I’m a loyal Timehop user. The app links to your social accounts — Facebook, Twitter, Instagram — and shows you what you were up to on a given day in years past. (Facebook later coopted this idea in a feature named … On This Day. It wasn’t a very creative aping.) It has a dinosaur mascot. It’s yellow and cheery and has a streak feature that gasifies checking in on past-life me once a day. Over the weekend, all my social accounts disconnected from Timehop. I assumed it was a glitch and groaned, knowing re-logging in was going to involve a lot of digging through my password keeper — you should have one! — to rectify the situation. As it turns out … it wasn’t a glitch. The app was breached on the Fourth of July, prompting the app to ask all users to log back in.
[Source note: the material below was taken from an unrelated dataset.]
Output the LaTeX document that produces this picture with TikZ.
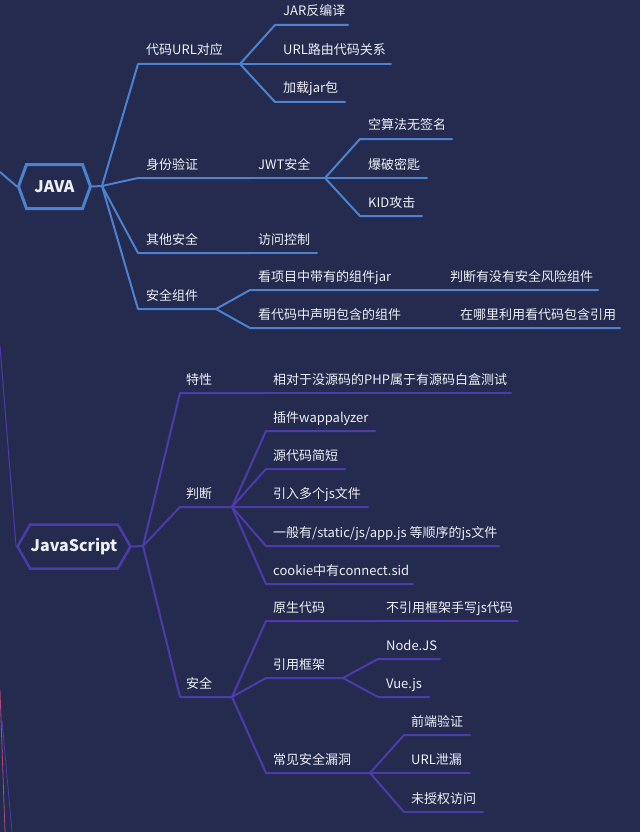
\documentclass[tikz,border=0pt]{standalone}
\usepackage{fontspec}
\newfontfamily\cjk{Noto Sans CJK SC}
\usetikzlibrary{shapes.symbols,positioning}
\definecolor{bgnavy}{RGB}{37,43,79}
\definecolor{javablue}{RGB}{76,130,208}
\definecolor{jspurple}{RGB}{78,58,170}
\definecolor{txtwhite}{RGB}{238,240,246}
\definecolor{pinkline}{RGB}{170,75,130}
\tikzset{
  lbl/.style={font=\cjk\fontsize{13}{15}\selectfont,text=txtwhite,inner sep=0pt,anchor=base west},
  jline/.style={draw=javablue,line width=2pt,line join=round,line cap=round},
  sline/.style={draw=jspurple,line width=2pt,line join=round,line cap=round},
  hexroot/.style={signal,signal to=west and east,draw,line width=3pt,text=txtwhite,font=\cjk\bfseries\fontsize{16}{18}\selectfont,inner sep=0pt}
}

\begin{document}
\begin{tikzpicture}[x=1pt,y=-1pt]
\fill[bgnavy] (0,0) rectangle (640,832);
\useasboundingbox (0,0) rectangle (640,832);

\node[hexroot,draw=javablue,minimum width=72pt,minimum height=44pt,signal pointer angle=140] (java) at (54.5,186.5) {JAVA};
\node[hexroot,draw=jspurple,line width=2.5pt,minimum width=113pt,minimum height=44pt,signal pointer angle=120] (js) at (74,546.5) {JavaScript};

\coordinate (javain) at (0,172);
\coordinate (jsin) at (0,346);
\coordinate (jhub) at (102,186);
\coordinate (shub) at (143,546);
\draw[jline] (javain) -- (java.west);
\draw[sline,line width=1pt] (jsin) -- (js.west);
\draw[jline] (java.east) -- (jhub);
\draw[sline] (js.east) -- (shub);

\foreach \y/\e/\t [count=\n] in {64/240/代码URL对应,178/250/身份验证,253/250/其他安全,309/216/安全组件}{
  \coordinate (ja\n) at (138,\y);
  \coordinate (jb\n) at (\e,\y);
  \node[lbl] (jt\n) at (146,\y-9) {\t};
  \draw[jline] (jhub) -- (ja\n) -- (jb\n);
}

\foreach \y/\e/\t [count=\n] in {25/348/JAR反编译,64/391/URL路由代码关系,102/345/加载jar包}{
  \coordinate (ua\n) at (275,\y);
  \coordinate (ub\n) at (\e,\y);
  \node[lbl] (ut\n) at (283,\y-9) {\t};
  \draw[jline] (jb1) -- (ua\n) -- (ub\n);
}

\coordinate (wb) at (325,178);
\node[lbl] (wt) at (258,169) {JWT安全};
\draw[jline] (jb2) -- (wb);
\foreach \y/\e/\t [count=\n] in {139/452/空算法无签名,178/427/爆破密匙,216/422/KID攻击}{
  \coordinate (wa\n) at (360,\y);
  \coordinate (we\n) at (\e,\y);
  \node[lbl] (wk\n) at (368,\y-9) {\t};
  \draw[jline] (wb) -- (wa\n) -- (we\n);
}

\coordinate (fb) at (317,253);
\node[lbl] (ft) at (258,244) {访问控制};
\draw[jline] (jb3) -- (fb);

\foreach \y/\m/\e/\t/\s [count=\n] in {290/442/598/看项目中带有的组件jar/判断有没有安全风险组件,328/452/620/看代码中声明包含的组件/在哪里利用看代码包含引用}{
  \coordinate (ca\n) at (250,\y);
  \coordinate (cm\n) at (\m,\y);
  \coordinate (cb\n) at (\e,\y);
  \node[lbl] (ct\n) at (258,\y-9) {\t};
  \node[lbl] (cs\n) at (\m+8,\y-9) {\s};
  \draw[jline] (jb4) -- (ca\n) -- (cm\n) -- (cb\n);
}

\foreach \y/\e/\t [count=\n] in {393/266/特性,507/232/判断,697/232/安全}{
  \coordinate (sa\n) at (180,\y);
  \coordinate (sb\n) at (\e,\y);
  \node[lbl] (st\n) at (186,\y-9) {\t};
  \draw[sline] (shub) -- (sa\n) -- (sb\n);
}

\coordinate (tb) at (511,393);
\node[lbl] (tt) at (273,384) {相对于没源码的PHP属于有源码白盒测试};
\draw[sline] (sb1) -- (tb);

\foreach \y/\e/\t [count=\n] in {431/375/插件wappalyzer,469/345/源代码简短,507/368/引入多个js文件,546/499/{一般有/static/js/app.js 等顺序的js文件},584/413/cookie中有connect.sid}{
  \coordinate (pa\n) at (266,\y);
  \coordinate (pb\n) at (\e,\y);
  \node[lbl] (pt\n) at (273,\y-9) {\t};
  \draw[sline] (sb2) -- (pa\n) -- (pb\n);
}

\foreach \y/\e/\t [count=\n] in {621/378/原生代码,678/343/引用框架,773/370/常见安全漏洞}{
  \coordinate (ga\n) at (266,\y);
  \coordinate (gb\n) at (\e,\y);
  \node[lbl] (gt\n) at (273,\y-9) {\t};
  \draw[sline] (sb3) -- (ga\n) -- (gb\n);
}

\coordinate (yb) at (518,621);
\node[lbl] (yt) at (386,612) {不引用框架手写js代码};
\draw[sline] (gb1) -- (yb);

\foreach \y/\e/\t [count=\n] in {659/440/Node.JS,697/429/Vue.js}{
  \coordinate (fa\n) at (378,\y);
  \coordinate (fe\n) at (\e,\y);
  \node[lbl] (fk\n) at (386,\y-9) {\t};
  \draw[sline] (gb2) -- (fa\n) -- (fe\n);
}

\foreach \y/\e/\t [count=\n] in {735/470/前端验证,773/470/URL泄漏,812/483/未授权访问}{
  \coordinate (va\n) at (404,\y);
  \coordinate (ve\n) at (\e,\y);
  \node[lbl] (vk\n) at (411,\y-9) {\t};
  \draw[sline] (gb3) -- (va\n) -- (ve\n);
}

\coordinate (pk1) at (0,690);
\coordinate (pk2) at (5,832);
\coordinate (pu1) at (2,720);
\coordinate (pu2) at (12,832);
\draw[pinkline,line width=0.8pt] (pk1) -- (pk2);
\draw[jspurple,line width=0.8pt] (pu1) -- (pu2);
\end{tikzpicture}
\end{document}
As many as 21 million people were impacted by the hack, Timehop explained in a post on its website. This included names, email addresses, and phone numbers but did not include “private/direct messages, financial data, or social media or photo content.” Timehop said it took a little over two hours to stop the attack and it is working with a “cyber threat intelligence and dark web research firm” to monitor if any of the breached information ends up online.

From Timehop:

At 2:04 US Eastern Time in the afternoon of the 4th of July 2018, Timehop observed a network intrusion. The breach occurred because an access credential to our cloud computing environment was compromised. That cloud computing account had not been protected by multifactor authentication. We have now taken steps that include multifactor authentication to secure our authorization and access controls on all accounts.

Not quite Equifax, but still. Mind your passwords, folks.